# start of Given material

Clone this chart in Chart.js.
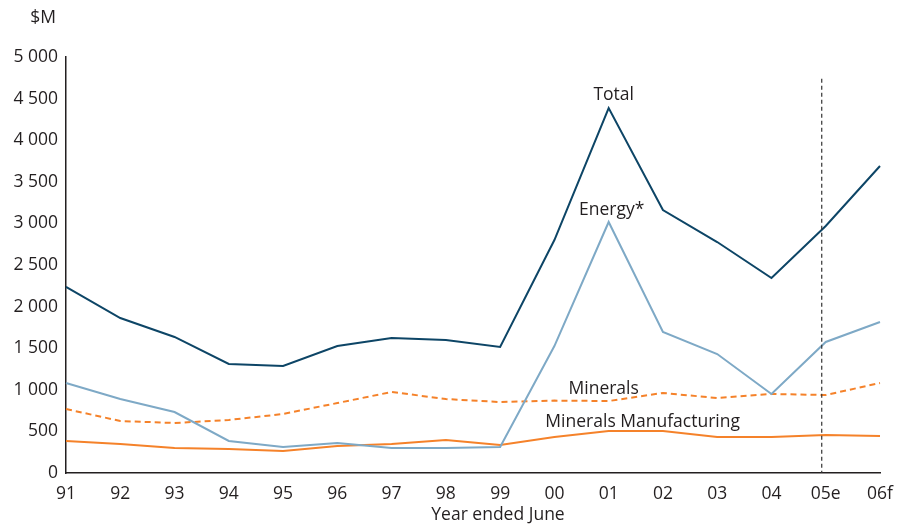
<!DOCTYPE html>
<html>
<head>
<meta charset="utf-8">
<script src="https://cdn.jsdelivr.net/npm/chart.js@4.4.1/dist/chart.umd.min.js"></script>
<style>
  html, body { margin: 0; padding: 0; background: #fff; }
  #wrap { width: 901px; height: 527px; position: relative; }
</style>
</head>
<body>
<div id="wrap"><canvas id="chart"></canvas></div>
<script>
var years = ['91','92','93','94','95','96','97','98','99','00','01','02','03','04','05e','06f'];
var total = [2236,1863,1635,1310,1286,1526,1623,1599,1514,2800,4387,3161,2776,2344,2969,3690];
var energy = [1082,889,733,385,312,361,300,300,312,1526,3017,1695,1430,950,1575,1815];
var minerals = [769,625,601,637,709,841,974,889,853,870,865,962,901,950,937,1082];
var mineralsMfg = [385,349,300,288,264,325,349,397,337,433,505,505,433,433,457,445];
var yTicks = [0,500,1000,1500,2000,2500,3000,3500,4000,4500,5000];

var FONT = '"Open Sans", "Noto Sans", sans-serif';
var FSIZE = 17.5;
var TEXT = '#231f20';

// labels on the lines, the $M unit, axis title and the dashed forecast line
var extras = {
    id: 'extras',
    afterDatasetsDraw: function(chart) {
        var ctx = chart.ctx;
        var x = chart.scales.x, y = chart.scales.y;
        ctx.save();
        ctx.fillStyle = TEXT;
        ctx.font = FSIZE + 'px ' + FONT;
        ctx.textAlign = 'center';
        ctx.textBaseline = 'middle';
        ctx.fillText('Total', x.getPixelForValue(10) + 5, y.getPixelForValue(4540));
        ctx.fillText('Energy*', x.getPixelForValue(10) + 3, y.getPixelForValue(3160));
        ctx.fillText('Minerals', x.getPixelForValue(10) - 5, y.getPixelForValue(1010));
        ctx.fillText('Minerals Manufacturing', x.getPixelForValue(10) + 34, y.getPixelForValue(610));
        ctx.fillText('$M', 43, 18);
        ctx.fillText('Year ended June', (chart.chartArea.left + chart.chartArea.right) / 2 + 25, 515);

        var xd = x.getPixelForValue(14) - 4;
        ctx.strokeStyle = '#333';
        ctx.lineWidth = 1.2;
        ctx.setLineDash([4, 3]);
        ctx.beginPath();
        ctx.moveTo(xd, y.getPixelForValue(4740));
        ctx.lineTo(xd, y.bottom);
        ctx.stroke();
        ctx.restore();
    }
};

function lineSet(label, data, color, dash) {
    return {
        label: label,
        data: data,
        borderColor: color,
        backgroundColor: color,
        borderWidth: 2,
        borderDash: dash || [],
        pointRadius: 0,
        tension: 0,
        fill: false
    };
}

new Chart(document.getElementById('chart').getContext('2d'), {
    type: 'line',
    data: {
        labels: years,
        datasets: [
            lineSet('Total', total, '#0d4566'),
            lineSet('Energy*', energy, '#7ea9c6'),
            lineSet('Minerals', minerals, '#f5822a', [6, 4]),
            lineSet('Minerals Manufacturing', mineralsMfg, '#f5822a')
        ]
    },
    options: {
        responsive: true,
        maintainAspectRatio: false,
        animation: false,
        layout: { padding: { top: 57, right: 21, left: 0, bottom: 0 } },
        plugins: {
            legend: { display: false },
            tooltip: { enabled: false }
        },
        scales: {
            x: {
                offset: false,
                grid: { display: false, drawTicks: false },
                border: { display: true, color: '#231f20', width: 1.5 },
                ticks: { color: TEXT, font: { family: FONT, size: FSIZE }, padding: 11, maxRotation: 0, autoSkip: false },
                afterFit: function(scale) {
                    scale.height = 527 - 473;
                    scale.paddingRight = 0;
                    scale.paddingLeft = 0;
                }
            },
            y: {
                min: 0,
                max: 5000,
                afterBuildTicks: function(scale) {
                    scale.ticks = yTicks.map(function(v) { return { value: v }; });
                },
                grid: { display: false, drawTicks: false },
                border: { display: true, color: '#231f20', width: 1.5 },
                ticks: {
                    color: TEXT,
                    font: { family: FONT, size: FSIZE },
                    padding: 8,
                    callback: function(v) { return String(v).replace(/\B(?=(\d{3})+(?!\d))/g, ' '); }
                },
                afterFit: function(scale) { scale.width = 66; }
            }
        }
    },
    plugins: [extras]
});
</script>
</body>
</html>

# end of Given material

What you need to do:
Are you able to set down all the lines above exactly, without any pictures?

Finished answer:
Clone this chart in Chart.js.
<!DOCTYPE html>
<html>
<head>
<meta charset="utf-8">
<script src="https://cdn.jsdelivr.net/npm/chart.js@4.4.1/dist/chart.umd.min.js"></script>
<style>
  html, body { margin: 0; padding: 0; background: #fff; }
  #wrap { width: 901px; height: 527px; position: relative; }
</style>
</head>
<body>
<div id="wrap"><canvas id="chart"></canvas></div>
<script>
var years = ['91','92','93','94','95','96','97','98','99','00','01','02','03','04','05e','06f'];
var total = [2236,1863,1635,1310,1286,1526,1623,1599,1514,2800,4387,3161,2776,2344,2969,3690];
var energy = [1082,889,733,385,312,361,300,300,312,1526,3017,1695,1430,950,1575,1815];
var minerals = [769,625,601,637,709,841,974,889,853,870,865,962,901,950,937,1082];
var mineralsMfg = [385,349,300,288,264,325,349,397,337,433,505,505,433,433,457,445];
var yTicks = [0,500,1000,1500,2000,2500,3000,3500,4000,4500,5000];

var FONT = '"Open Sans", "Noto Sans", sans-serif';
var FSIZE = 17.5;
var TEXT = '#231f20';

// labels on the lines, the $M unit, axis title and the dashed forecast line
var extras = {
    id: 'extras',
    afterDatasetsDraw: function(chart) {
        var ctx = chart.ctx;
        var x = chart.scales.x, y = chart.scales.y;
        ctx.save();
        ctx.fillStyle = TEXT;
        ctx.font = FSIZE + 'px ' + FONT;
        ctx.textAlign = 'center';
        ctx.textBaseline = 'middle';
        ctx.fillText('Total', x.getPixelForValue(10) + 5, y.getPixelForValue(4540));
        ctx.fillText('Energy*', x.getPixelForValue(10) + 3, y.getPixelForValue(3160));
        ctx.fillText('Minerals', x.getPixelForValue(10) - 5, y.getPixelForValue(1010));
        ctx.fillText('Minerals Manufacturing', x.getPixelForValue(10) + 34, y.getPixelForValue(610));
        ctx.fillText('$M', 43, 18);
        ctx.fillText('Year ended June', (chart.chartArea.left + chart.chartArea.right) / 2 + 25, 515);

        var xd = x.getPixelForValue(14) - 4;
        ctx.strokeStyle = '#333';
        ctx.lineWidth = 1.2;
        ctx.setLineDash([4, 3]);
        ctx.beginPath();
        ctx.moveTo(xd, y.getPixelForValue(4740));
        ctx.lineTo(xd, y.bottom);
        ctx.stroke();
        ctx.restore();
    }
};

function lineSet(label, data, color, dash) {
    return {
        label: label,
        data: data,
        borderColor: color,
        backgroundColor: color,
        borderWidth: 2,
        borderDash: dash || [],
        pointRadius: 0,
        tension: 0,
        fill: false
    };
}

new Chart(document.getElementById('chart').getContext('2d'), {
    type: 'line',
    data: {
        labels: years,
        datasets: [
            lineSet('Total', total, '#0d4566'),
            lineSet('Energy*', energy, '#7ea9c6'),
            lineSet('Minerals', minerals, '#f5822a', [6, 4]),
            lineSet('Minerals Manufacturing', mineralsMfg, '#f5822a')
        ]
    },
    options: {
        responsive: true,
        maintainAspectRatio: false,
        animation: false,
        layout: { padding: { top: 57, right: 21, left: 0, bottom: 0 } },
        plugins: {
            legend: { display: false },
            tooltip: { enabled: false }
        },
        scales: {
            x: {
                offset: false,
                grid: { display: false, drawTicks: false },
                border: { display: true, color: '#231f20', width: 1.5 },
                ticks: { color: TEXT, font: { family: FONT, size: FSIZE }, padding: 11, maxRotation: 0, autoSkip: false },
                afterFit: function(scale) {
                    scale.height = 527 - 473;
                    scale.paddingRight = 0;
                    scale.paddingLeft = 0;
                }
            },
            y: {
                min: 0,
                max: 5000,
                afterBuildTicks: function(scale) {
                    scale.ticks = yTicks.map(function(v) { return { value: v }; });
                },
                grid: { display: false, drawTicks: false },
                border: { display: true, color: '#231f20', width: 1.5 },
                ticks: {
                    color: TEXT,
                    font: { family: FONT, size: FSIZE },
                    padding: 8,
                    callback: function(v) { return String(v).replace(/\B(?=(\d{3})+(?!\d))/g, ' '); }
                },
                afterFit: function(scale) { scale.width = 66; }
            }
        }
    },
    plugins: [extras]
});
</script>
</body>
</html>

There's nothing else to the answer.